■ **EXERCISE**
Leave out the pictures and print only the lines from the one with "Emit a web page" through the one with "const seriesNames = ['N", exactly as they are.

■ **RECORDED INFORMATION**
--- start ---
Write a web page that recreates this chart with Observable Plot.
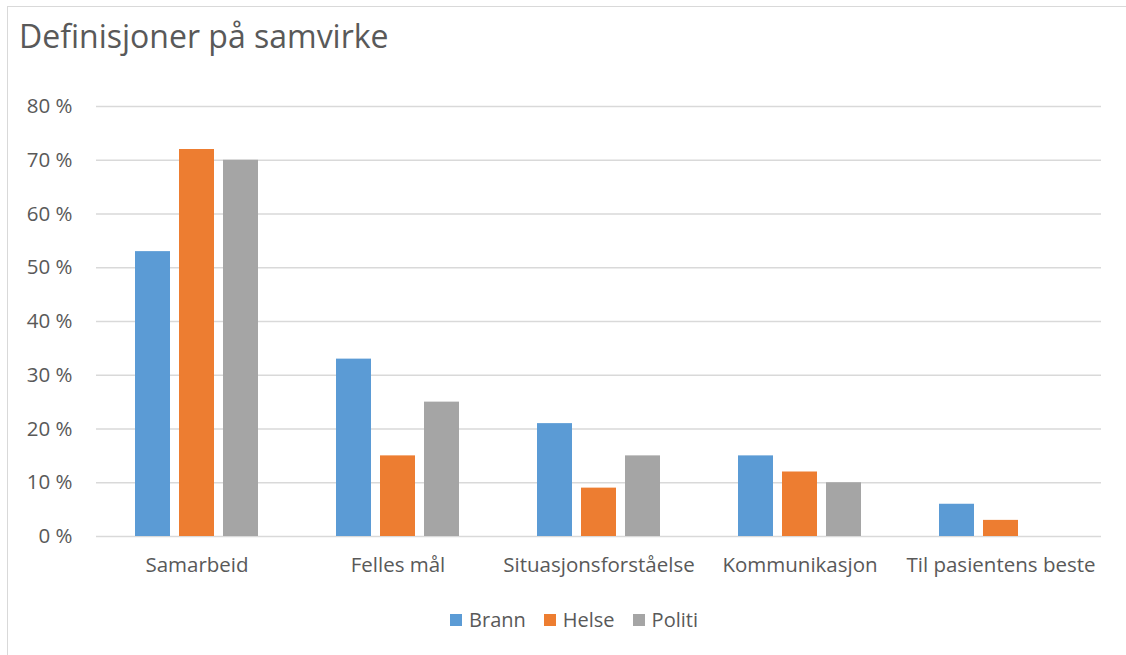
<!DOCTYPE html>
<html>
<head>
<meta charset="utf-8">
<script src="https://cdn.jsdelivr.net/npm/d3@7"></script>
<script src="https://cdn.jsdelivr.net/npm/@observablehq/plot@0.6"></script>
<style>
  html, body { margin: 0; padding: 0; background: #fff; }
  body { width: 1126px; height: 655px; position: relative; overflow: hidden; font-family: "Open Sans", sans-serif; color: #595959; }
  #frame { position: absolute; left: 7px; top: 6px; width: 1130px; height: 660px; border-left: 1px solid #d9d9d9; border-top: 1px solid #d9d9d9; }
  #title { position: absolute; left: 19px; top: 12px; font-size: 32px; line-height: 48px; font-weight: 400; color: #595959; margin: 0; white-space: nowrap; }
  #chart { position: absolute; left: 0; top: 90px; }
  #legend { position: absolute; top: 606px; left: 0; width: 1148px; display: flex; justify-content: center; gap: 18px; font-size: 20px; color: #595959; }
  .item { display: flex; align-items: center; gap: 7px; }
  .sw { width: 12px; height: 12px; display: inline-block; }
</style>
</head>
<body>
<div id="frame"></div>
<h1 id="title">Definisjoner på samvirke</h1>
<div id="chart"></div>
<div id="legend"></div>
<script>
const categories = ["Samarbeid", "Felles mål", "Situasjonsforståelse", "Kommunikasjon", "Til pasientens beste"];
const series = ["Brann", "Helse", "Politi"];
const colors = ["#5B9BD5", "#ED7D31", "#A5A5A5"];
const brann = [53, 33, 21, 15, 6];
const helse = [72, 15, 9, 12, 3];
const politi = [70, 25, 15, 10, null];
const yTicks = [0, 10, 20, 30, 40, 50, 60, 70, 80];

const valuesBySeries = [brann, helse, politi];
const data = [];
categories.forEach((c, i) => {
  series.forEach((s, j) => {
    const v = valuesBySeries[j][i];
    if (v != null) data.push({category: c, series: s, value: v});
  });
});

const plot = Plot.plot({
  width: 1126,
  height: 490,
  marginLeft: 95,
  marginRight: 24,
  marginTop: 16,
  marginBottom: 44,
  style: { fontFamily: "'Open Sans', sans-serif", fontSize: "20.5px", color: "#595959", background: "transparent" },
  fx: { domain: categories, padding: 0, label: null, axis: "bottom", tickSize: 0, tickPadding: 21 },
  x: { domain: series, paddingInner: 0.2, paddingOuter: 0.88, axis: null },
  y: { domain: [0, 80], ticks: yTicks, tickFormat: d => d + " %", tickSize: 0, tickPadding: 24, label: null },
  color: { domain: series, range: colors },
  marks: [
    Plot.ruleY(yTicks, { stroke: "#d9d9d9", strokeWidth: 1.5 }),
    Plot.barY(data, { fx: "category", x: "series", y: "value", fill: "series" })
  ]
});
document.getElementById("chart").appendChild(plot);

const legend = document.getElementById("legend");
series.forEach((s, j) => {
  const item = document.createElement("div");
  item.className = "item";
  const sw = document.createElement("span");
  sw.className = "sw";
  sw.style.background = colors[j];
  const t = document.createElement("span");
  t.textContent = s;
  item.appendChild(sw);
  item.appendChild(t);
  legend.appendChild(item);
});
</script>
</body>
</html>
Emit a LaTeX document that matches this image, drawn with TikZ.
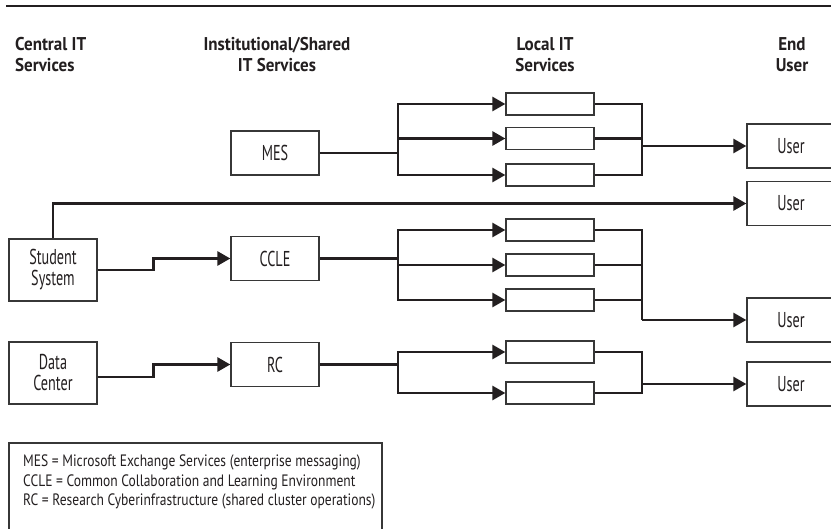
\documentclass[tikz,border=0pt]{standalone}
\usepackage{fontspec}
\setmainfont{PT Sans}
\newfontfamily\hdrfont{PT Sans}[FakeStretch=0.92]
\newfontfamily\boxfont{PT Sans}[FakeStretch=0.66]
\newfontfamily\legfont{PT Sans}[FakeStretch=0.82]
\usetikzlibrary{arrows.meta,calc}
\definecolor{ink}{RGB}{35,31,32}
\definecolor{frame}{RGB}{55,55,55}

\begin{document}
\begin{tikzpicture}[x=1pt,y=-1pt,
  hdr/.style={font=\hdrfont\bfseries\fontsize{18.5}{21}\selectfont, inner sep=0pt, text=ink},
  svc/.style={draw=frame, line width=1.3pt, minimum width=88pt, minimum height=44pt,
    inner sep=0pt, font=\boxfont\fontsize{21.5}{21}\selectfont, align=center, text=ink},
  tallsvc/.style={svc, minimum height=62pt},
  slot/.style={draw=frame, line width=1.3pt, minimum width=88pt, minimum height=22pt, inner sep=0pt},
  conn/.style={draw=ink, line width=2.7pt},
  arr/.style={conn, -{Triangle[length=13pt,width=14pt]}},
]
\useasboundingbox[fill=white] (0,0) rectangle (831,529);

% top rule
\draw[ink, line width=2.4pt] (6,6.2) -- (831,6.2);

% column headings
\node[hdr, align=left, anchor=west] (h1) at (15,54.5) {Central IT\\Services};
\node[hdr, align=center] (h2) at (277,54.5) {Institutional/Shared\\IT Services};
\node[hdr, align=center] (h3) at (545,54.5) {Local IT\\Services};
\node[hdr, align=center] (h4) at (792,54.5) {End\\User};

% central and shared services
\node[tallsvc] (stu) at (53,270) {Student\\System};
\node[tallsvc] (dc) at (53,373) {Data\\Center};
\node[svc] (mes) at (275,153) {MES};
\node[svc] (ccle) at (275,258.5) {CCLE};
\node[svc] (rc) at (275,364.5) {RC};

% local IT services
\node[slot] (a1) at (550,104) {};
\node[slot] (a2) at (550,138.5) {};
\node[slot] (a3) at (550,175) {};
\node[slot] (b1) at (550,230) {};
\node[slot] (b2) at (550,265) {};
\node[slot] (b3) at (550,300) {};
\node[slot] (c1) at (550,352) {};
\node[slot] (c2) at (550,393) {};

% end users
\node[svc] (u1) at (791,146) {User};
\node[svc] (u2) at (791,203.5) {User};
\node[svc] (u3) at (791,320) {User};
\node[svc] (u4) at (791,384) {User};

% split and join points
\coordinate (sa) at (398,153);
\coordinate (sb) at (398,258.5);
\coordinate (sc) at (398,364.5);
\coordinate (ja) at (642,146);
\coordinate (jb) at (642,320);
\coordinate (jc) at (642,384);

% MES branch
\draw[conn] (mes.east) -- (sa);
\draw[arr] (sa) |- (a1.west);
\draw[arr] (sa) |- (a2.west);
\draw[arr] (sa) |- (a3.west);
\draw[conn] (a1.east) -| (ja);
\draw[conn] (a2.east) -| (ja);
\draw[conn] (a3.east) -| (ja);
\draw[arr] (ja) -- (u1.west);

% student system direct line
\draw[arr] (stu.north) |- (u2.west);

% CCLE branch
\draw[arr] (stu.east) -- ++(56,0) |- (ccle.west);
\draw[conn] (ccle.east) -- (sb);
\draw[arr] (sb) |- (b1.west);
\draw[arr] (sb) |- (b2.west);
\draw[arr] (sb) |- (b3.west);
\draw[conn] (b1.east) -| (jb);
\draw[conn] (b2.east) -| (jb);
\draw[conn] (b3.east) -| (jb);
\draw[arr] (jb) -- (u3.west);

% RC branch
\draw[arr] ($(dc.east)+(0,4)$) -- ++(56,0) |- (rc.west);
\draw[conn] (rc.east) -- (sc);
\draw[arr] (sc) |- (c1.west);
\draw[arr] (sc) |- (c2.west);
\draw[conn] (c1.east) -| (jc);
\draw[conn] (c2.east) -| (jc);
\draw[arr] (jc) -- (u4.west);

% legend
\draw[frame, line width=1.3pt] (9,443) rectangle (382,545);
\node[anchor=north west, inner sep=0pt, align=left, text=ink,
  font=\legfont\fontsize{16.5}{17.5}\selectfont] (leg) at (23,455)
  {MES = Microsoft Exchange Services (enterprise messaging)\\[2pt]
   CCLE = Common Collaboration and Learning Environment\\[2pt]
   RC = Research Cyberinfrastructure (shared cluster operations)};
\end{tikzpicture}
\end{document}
--- end ---
--- start ---
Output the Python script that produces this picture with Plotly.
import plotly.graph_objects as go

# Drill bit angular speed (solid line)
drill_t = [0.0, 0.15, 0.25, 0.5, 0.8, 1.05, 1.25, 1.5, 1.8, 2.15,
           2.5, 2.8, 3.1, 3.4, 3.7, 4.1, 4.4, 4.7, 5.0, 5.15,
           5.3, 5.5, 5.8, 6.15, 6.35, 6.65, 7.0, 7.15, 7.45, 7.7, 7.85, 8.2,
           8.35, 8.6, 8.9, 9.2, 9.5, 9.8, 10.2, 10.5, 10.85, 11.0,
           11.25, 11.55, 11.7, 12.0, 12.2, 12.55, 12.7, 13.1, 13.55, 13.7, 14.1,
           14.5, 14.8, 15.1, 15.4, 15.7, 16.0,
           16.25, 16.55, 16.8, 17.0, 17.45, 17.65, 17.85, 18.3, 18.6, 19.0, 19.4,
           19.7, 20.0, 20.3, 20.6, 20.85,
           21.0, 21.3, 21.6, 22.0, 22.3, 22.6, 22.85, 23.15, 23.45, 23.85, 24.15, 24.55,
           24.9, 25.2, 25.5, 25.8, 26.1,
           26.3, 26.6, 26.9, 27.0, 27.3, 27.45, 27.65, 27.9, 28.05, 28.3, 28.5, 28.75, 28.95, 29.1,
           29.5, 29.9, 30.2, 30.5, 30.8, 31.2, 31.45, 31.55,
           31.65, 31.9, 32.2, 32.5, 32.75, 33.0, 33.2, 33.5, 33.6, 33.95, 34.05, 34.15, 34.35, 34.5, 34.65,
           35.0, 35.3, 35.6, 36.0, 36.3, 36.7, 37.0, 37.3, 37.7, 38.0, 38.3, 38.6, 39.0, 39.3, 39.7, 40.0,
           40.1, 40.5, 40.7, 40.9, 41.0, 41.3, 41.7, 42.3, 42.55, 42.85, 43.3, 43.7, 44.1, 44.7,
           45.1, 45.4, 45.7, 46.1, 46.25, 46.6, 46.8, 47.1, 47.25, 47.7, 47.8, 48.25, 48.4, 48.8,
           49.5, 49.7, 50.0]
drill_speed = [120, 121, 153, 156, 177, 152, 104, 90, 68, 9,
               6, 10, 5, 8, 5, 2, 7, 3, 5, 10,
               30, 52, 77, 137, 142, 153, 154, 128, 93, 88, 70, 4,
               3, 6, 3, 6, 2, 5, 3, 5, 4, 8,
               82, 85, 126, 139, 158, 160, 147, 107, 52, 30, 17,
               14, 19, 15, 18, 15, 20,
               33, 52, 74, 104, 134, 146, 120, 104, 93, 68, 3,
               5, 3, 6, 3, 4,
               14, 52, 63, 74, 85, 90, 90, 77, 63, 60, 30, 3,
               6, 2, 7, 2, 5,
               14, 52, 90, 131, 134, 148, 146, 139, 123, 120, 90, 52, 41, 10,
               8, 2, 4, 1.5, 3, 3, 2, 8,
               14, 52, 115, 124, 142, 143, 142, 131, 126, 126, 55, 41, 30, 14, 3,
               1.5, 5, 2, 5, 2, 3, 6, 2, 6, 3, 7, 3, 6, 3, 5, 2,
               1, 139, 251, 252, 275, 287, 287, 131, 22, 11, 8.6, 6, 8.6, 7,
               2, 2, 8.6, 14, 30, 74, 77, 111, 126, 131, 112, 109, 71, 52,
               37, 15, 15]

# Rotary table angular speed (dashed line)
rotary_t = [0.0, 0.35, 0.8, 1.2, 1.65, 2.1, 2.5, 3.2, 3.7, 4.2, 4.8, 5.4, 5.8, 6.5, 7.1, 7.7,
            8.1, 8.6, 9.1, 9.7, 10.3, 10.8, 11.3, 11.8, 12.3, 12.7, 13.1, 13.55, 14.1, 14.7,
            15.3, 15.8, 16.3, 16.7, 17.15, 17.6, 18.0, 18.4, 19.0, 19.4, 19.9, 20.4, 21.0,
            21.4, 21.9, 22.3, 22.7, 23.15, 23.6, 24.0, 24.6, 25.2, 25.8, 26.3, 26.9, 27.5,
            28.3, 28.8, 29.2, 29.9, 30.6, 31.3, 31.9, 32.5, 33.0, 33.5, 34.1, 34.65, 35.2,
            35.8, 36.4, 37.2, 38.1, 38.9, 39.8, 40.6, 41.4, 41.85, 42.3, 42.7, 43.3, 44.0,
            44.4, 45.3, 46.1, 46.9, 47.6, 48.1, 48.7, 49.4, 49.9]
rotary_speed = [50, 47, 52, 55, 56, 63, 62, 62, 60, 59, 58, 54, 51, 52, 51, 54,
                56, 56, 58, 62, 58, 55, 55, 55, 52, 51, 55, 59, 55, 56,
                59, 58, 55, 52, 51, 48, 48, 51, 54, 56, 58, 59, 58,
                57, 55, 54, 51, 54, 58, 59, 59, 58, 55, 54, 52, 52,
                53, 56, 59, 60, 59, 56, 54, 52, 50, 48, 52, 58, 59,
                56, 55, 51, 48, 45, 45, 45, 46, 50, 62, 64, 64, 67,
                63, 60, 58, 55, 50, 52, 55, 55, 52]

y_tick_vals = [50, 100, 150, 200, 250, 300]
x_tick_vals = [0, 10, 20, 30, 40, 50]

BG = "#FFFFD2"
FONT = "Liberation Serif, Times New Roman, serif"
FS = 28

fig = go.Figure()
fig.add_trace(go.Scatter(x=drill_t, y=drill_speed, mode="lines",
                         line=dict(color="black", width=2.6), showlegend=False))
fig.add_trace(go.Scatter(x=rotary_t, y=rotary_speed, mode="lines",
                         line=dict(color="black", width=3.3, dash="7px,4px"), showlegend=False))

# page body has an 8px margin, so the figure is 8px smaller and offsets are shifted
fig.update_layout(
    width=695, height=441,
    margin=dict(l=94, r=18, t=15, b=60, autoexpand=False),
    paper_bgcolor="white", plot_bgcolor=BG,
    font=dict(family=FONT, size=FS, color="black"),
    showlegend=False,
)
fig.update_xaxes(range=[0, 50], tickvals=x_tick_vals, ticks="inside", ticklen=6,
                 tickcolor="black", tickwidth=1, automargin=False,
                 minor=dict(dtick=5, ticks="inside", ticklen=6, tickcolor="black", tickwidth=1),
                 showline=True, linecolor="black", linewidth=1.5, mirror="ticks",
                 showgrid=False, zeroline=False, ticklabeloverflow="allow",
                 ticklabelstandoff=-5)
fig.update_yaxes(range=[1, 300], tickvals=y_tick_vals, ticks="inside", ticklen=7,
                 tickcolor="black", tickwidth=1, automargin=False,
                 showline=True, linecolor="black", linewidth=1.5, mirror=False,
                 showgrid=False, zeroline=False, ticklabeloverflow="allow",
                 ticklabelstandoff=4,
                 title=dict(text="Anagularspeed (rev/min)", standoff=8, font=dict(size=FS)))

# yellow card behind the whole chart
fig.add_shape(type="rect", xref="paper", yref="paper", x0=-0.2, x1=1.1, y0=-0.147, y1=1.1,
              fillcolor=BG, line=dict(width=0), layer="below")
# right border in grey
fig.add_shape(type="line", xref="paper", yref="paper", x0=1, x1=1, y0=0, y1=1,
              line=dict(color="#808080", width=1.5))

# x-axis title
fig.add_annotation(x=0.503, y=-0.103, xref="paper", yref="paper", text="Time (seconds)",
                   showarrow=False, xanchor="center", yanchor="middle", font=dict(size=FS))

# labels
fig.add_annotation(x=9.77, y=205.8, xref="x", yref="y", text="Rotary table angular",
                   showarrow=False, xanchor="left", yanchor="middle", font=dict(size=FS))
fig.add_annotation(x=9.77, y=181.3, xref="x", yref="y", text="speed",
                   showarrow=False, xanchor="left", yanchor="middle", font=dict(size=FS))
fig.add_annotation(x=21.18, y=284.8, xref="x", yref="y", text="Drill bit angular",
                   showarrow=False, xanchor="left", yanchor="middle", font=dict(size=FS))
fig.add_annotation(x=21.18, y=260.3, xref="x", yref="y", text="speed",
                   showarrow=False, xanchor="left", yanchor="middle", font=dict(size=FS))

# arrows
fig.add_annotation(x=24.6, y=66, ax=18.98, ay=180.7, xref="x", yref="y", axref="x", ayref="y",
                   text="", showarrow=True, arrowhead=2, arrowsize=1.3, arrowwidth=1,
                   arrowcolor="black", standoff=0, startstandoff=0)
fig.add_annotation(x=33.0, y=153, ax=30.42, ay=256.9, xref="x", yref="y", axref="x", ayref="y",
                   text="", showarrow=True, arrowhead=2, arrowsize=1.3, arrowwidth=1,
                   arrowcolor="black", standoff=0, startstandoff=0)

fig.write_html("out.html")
--- end ---
--- start ---
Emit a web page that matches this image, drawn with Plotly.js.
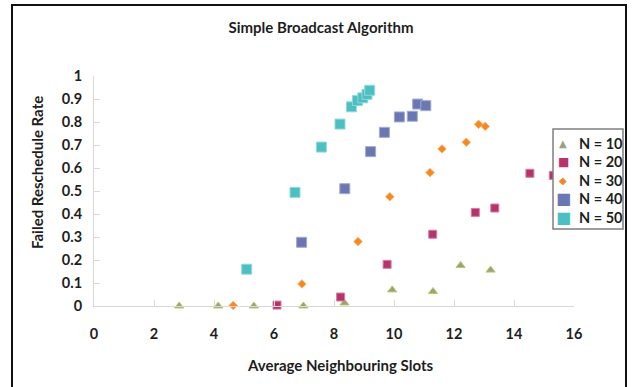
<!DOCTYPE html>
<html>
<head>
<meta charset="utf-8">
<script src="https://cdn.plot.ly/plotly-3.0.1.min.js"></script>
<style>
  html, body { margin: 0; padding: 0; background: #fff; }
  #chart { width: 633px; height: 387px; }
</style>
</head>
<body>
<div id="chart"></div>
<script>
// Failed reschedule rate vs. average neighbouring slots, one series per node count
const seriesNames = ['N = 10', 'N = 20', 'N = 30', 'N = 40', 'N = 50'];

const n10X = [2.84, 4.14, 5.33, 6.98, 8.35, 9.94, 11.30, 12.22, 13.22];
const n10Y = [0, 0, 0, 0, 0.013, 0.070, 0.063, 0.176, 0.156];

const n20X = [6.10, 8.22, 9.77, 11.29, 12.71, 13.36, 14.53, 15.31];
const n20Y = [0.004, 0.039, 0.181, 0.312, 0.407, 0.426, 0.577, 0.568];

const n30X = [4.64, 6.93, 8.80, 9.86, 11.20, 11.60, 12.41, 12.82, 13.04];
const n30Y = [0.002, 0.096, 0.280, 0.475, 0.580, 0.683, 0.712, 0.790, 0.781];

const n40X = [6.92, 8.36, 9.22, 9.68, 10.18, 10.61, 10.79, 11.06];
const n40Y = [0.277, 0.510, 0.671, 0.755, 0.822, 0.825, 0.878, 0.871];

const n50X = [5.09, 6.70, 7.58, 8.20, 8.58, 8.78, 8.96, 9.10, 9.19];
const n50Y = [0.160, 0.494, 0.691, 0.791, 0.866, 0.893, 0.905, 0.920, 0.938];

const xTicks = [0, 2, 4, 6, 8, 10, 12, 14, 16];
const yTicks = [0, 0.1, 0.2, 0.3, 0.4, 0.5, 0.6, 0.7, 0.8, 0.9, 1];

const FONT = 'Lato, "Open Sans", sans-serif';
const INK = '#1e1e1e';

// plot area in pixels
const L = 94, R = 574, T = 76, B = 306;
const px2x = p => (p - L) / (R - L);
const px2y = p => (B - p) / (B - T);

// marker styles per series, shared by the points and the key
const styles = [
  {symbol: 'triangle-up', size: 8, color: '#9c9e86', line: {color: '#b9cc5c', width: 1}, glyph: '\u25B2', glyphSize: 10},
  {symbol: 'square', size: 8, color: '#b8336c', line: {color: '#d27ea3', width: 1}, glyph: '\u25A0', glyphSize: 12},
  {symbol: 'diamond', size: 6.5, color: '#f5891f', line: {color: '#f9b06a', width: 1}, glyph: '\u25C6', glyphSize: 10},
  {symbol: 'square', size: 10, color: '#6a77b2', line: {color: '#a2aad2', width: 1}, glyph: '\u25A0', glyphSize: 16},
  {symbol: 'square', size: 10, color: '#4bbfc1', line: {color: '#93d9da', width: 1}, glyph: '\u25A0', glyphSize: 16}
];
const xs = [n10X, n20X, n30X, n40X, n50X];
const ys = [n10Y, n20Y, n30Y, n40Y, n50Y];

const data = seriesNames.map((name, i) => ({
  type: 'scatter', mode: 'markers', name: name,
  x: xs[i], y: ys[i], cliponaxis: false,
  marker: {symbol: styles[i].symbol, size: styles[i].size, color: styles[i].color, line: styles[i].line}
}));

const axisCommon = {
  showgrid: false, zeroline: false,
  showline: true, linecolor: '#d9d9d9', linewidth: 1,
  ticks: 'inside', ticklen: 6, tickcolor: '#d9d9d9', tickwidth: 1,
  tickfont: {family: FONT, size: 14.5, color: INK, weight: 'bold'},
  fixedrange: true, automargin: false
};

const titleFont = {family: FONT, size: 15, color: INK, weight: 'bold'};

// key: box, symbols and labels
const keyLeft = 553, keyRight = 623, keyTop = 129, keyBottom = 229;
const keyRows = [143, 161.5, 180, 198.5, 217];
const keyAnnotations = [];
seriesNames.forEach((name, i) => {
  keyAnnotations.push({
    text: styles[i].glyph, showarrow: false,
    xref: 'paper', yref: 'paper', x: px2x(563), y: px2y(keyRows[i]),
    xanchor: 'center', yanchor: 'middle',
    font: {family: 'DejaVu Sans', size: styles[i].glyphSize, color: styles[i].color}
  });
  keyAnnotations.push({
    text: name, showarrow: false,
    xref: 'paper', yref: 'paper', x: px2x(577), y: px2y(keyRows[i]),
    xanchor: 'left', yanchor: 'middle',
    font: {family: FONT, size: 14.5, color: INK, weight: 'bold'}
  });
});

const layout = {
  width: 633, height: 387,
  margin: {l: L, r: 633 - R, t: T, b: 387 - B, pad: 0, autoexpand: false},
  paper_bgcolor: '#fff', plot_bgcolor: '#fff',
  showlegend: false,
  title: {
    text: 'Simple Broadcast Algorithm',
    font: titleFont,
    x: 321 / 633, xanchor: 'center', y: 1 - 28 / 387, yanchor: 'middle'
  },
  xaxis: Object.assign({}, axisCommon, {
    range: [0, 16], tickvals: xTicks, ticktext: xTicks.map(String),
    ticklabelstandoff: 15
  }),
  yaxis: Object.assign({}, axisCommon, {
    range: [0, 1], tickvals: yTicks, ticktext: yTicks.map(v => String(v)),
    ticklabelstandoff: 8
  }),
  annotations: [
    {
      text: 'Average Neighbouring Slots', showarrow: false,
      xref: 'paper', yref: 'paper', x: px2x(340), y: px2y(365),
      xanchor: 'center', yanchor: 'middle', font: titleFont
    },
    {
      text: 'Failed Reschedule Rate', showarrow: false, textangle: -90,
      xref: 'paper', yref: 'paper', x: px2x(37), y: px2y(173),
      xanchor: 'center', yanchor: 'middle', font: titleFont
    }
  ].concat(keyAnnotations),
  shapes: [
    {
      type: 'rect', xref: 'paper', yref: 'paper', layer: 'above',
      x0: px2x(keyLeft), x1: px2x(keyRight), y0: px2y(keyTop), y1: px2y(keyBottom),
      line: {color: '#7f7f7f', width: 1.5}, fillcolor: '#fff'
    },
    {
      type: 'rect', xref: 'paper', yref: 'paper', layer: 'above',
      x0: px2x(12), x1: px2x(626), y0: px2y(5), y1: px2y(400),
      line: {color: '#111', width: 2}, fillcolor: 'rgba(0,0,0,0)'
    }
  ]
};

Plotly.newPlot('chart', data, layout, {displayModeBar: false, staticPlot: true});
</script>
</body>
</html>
--- end ---
■ **SOLUTION TO THIS TASK**
Emit a web page that matches this image, drawn with Plotly.js.
<!DOCTYPE html>
<html>
<head>
<meta charset="utf-8">
<script src="https://cdn.plot.ly/plotly-3.0.1.min.js"></script>
<style>
  html, body { margin: 0; padding: 0; background: #fff; }
  #chart { width: 633px; height: 387px; }
</style>
</head>
<body>
<div id="chart"></div>
<script>
// Failed reschedule rate vs. average neighbouring slots, one series per node count
const seriesNames = ['N = 10', 'N = 20', 'N = 30', 'N = 40', 'N = 50'];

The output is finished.